En un an, l’OM est passé de vice-champion de France anticipé euphorique de ses retrouvailles programmées avec la Ligue des champions à club au bord de l’implosion, avec un entraîneur démissionnaire et un président dont tout le monde veut la tête. À deux jours de son troisième Classique de la saison, le club phocéen est embourbé dans une crise qui marque encore un peu plus l’échec du projet porté par Frank McCourt et Jacques-Henri Eyraud, arrivés à la tête du club il y a bientôt cinq ans.
L’Olympique de Marseille est un club qui ne fait vraiment rien comme tout le monde. Même quand il s’agit de se péter la gueule, c’est toujours fait avec un panache, un fracas et un sens de la théâtralité très phocéen. La tête dans le guidon sportivement depuis plusieurs semaines, incapable de recoller à un quatuor de tête qui lui met 12 points dans la vue, l’OM s’est enfoncé dans sa crise en y ajoutant une petite couche institutionnelle cette semaine.
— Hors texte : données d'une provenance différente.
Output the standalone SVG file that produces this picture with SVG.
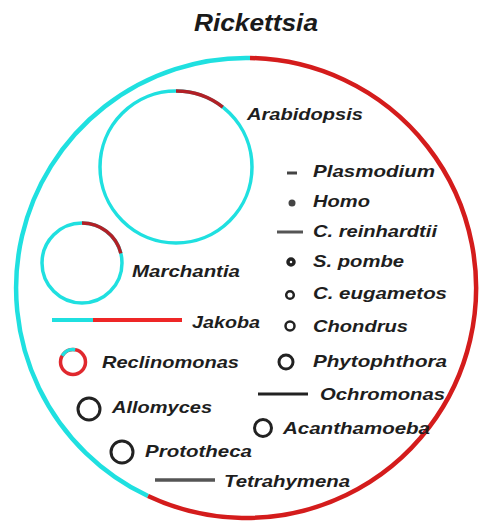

En points d’orgue, le départ porte claquée d’André Villas-Boas pour une sombre histoire de désaccord concernant le mercato et les déclarations maladroites, voire incendiaires de son président sont venus jeter un bidon d’huile sur le feu déjà nourri. Cinq ans après l’arrivée du tandem McCourt-Eyraud à la tête du club, on a rarement autant eu l’impression que l’OM ne savait pas du tout où il allait, perdu dans un projet où des appellations américanisantes floues ont été l’arbre qui a caché la forêt d’un manque de savoir-faire alarmant dans la gestion d’un club de foot. Ou plutôt d’un club de foot comme l’OM.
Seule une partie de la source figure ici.